O timing do boicote policial à realização de jogos de futebol não foi bem ponderado. Por muito que sejamos um país obcecado pela bola, a verdade é que esta semana principiam os debates para as legislativas, uma espécie de Mundial da baixa política que substitui na plenitude o desporto-rei no que toca a emoção e drama. Só seria aborrecido suprimir um Famalicão - Sporting se não tivéssemos um IL - Livre em perspetiva.
Como no futebol, o tempo útil é problemático. À excepção dos debates entre PSD e PS, todos os duelos televisivos terão uma duração entre os 25 e os 30 minutos - encurtados pelo anti-jogo. A extensão de um episódio de uma sitcom, portanto. Ideal para ver em casal enquanto se come uma refeição à base de restos, poupando uma mensalidade da Netflix. Tal como muitos episódios de comédias leves, os debates também serão algo previsíveis, formulaicos e não alterarão substancialmente nem a narrativa dos protagonistas, nem a nossa percepção sobre a realidade. Por outro lado, ao contrário das sitcoms, este entretenimento não faz sorrir e até indispõe.
Há quem proponha que estes debates, para que se tornem verdadeiramente esclarecedores, tenham uma duração semelhante à do duelo Soares - Cunhal, de 1975. O frente-a-frente prolongou-se por três horas, 40 minutos e 52 segundos. Quem contrapõe alega que a capacidade de concentração dos dias de hoje, corrompida pelas horas que passamos a olhar para vídeos de receitas para a air fryer, já não permite um foco tão longo. Na política de 2024, a pedra de toque é o Tiktok.
O que é certo é que os comentários aos debates emitidos a seguir ao debate não ficarão muito longe das tais três horas, 40 minutos e 52 segundos. Se os debates serão mais curtos do que a relação carnal média, os debates sobre o debate continuarão com durações de sexo tântrico. Haverá comentadores a pegar ao serviço perto da uma da manhã, naquela que é uma profissão que também deveria reivindicar subsídio de risco. Risco, principalmente, de proferir - ou repetir - banalidades.

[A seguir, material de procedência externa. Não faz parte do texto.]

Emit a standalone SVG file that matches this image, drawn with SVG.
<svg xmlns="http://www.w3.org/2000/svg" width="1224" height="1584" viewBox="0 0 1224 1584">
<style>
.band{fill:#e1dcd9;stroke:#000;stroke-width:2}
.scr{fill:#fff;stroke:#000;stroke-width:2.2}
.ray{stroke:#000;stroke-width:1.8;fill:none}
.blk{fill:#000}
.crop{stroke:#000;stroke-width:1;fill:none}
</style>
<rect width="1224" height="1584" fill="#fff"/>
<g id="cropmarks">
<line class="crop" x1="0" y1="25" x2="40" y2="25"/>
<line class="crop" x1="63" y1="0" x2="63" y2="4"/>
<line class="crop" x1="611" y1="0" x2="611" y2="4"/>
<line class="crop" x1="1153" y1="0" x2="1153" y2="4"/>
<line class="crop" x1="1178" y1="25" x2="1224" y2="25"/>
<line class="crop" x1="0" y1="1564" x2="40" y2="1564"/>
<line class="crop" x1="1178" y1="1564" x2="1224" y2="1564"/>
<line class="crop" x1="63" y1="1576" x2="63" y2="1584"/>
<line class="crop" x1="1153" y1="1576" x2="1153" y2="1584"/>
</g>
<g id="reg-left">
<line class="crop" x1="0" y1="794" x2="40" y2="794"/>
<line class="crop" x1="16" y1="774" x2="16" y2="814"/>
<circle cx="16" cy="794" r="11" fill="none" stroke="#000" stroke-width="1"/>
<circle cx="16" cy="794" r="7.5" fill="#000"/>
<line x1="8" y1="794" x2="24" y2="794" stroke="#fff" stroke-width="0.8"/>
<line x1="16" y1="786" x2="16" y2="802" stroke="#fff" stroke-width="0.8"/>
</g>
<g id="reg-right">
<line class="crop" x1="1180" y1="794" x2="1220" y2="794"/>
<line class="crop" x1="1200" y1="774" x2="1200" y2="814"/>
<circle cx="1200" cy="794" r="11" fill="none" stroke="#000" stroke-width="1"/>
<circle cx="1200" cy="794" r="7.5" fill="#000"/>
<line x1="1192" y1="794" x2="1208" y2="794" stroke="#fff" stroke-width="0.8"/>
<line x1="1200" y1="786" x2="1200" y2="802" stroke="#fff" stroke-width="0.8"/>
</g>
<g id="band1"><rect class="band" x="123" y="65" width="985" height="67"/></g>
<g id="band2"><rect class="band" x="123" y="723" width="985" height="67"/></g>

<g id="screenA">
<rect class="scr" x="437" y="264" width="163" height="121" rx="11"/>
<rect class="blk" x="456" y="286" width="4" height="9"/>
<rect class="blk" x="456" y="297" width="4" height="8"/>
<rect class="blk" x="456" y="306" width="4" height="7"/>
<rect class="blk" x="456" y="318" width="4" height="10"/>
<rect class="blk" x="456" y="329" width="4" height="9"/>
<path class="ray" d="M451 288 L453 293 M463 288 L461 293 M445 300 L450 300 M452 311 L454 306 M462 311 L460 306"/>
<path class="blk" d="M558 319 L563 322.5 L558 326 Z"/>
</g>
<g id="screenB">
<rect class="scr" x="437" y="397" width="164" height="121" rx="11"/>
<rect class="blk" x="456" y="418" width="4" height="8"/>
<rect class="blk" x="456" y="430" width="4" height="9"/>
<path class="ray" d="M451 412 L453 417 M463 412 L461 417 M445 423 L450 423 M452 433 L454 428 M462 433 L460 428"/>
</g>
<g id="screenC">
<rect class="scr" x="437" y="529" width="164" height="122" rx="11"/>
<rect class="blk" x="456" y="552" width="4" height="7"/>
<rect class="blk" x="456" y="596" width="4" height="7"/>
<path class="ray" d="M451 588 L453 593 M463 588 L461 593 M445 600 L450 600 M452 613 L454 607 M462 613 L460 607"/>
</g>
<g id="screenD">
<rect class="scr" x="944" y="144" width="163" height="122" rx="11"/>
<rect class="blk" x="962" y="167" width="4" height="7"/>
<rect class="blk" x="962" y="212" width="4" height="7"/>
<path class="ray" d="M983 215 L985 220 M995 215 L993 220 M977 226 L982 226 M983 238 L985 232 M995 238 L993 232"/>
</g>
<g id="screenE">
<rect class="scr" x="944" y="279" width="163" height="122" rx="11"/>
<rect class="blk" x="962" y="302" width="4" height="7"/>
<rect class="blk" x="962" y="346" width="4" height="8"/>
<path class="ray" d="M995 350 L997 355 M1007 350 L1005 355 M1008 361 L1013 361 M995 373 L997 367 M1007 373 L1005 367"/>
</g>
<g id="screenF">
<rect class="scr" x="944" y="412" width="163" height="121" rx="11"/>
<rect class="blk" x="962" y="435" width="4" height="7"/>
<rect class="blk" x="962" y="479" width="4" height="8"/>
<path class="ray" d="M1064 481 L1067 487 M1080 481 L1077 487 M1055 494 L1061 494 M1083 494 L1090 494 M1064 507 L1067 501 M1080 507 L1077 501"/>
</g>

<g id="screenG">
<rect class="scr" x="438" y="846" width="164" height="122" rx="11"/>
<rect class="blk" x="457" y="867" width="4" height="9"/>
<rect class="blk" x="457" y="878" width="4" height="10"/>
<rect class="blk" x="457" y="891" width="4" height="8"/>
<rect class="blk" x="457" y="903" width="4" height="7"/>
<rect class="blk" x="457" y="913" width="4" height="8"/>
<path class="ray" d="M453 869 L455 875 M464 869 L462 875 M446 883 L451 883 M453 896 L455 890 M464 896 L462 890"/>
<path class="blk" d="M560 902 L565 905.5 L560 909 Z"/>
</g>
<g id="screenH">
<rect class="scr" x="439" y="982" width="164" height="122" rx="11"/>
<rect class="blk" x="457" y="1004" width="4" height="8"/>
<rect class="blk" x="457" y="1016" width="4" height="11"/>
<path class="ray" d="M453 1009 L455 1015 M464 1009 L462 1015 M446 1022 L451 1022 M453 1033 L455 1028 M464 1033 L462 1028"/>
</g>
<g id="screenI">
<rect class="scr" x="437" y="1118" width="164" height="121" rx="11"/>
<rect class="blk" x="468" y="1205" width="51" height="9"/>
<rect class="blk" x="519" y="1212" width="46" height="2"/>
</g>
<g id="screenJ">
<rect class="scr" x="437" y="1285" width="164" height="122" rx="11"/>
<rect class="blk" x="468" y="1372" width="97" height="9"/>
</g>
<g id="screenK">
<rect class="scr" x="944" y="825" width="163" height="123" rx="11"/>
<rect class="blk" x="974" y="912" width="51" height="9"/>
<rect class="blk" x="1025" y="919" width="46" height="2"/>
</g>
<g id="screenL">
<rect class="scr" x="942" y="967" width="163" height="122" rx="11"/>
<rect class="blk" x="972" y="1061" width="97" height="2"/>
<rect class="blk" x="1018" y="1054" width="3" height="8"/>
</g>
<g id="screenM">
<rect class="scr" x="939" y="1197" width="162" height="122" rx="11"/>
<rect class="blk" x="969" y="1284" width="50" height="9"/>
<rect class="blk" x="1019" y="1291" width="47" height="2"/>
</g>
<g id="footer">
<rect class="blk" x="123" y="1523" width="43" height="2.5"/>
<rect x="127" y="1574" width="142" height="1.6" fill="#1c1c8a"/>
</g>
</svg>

O mais provável é que, daqui a uns meses, não nos lembremos do que foi dito nestes confrontos. Mal por mal, mais vale beber. Já que os debates são pífios, que apanhemos um pifo. Dito isto, vire uma mini de cada vez que Pedro Nuno Santos começar uma frase por "não,". Beba um gin tónico de cada vez que Rui Rocha disser "cegueira ideológica". Mame um shot de absinto de cada vez que Paulo Raimundo se referir aos "problemas reais da vida das pessoas". Encharque-se com um vodka laranja de cada vez que Luís Montenegro use a palavra "competência". Trague uma caneca de hidromel de cada vez que Rui Tavares faça uma contextualização histórica. Sorva um copo de 3 de cada vez que André Ventura empunhar uma folha A4 com uma notícia que ponha em causa o adversário. E por aí fora. São 30 debates. Tenha só algum cuidado e evite estar de ressaca no dia 10 de março.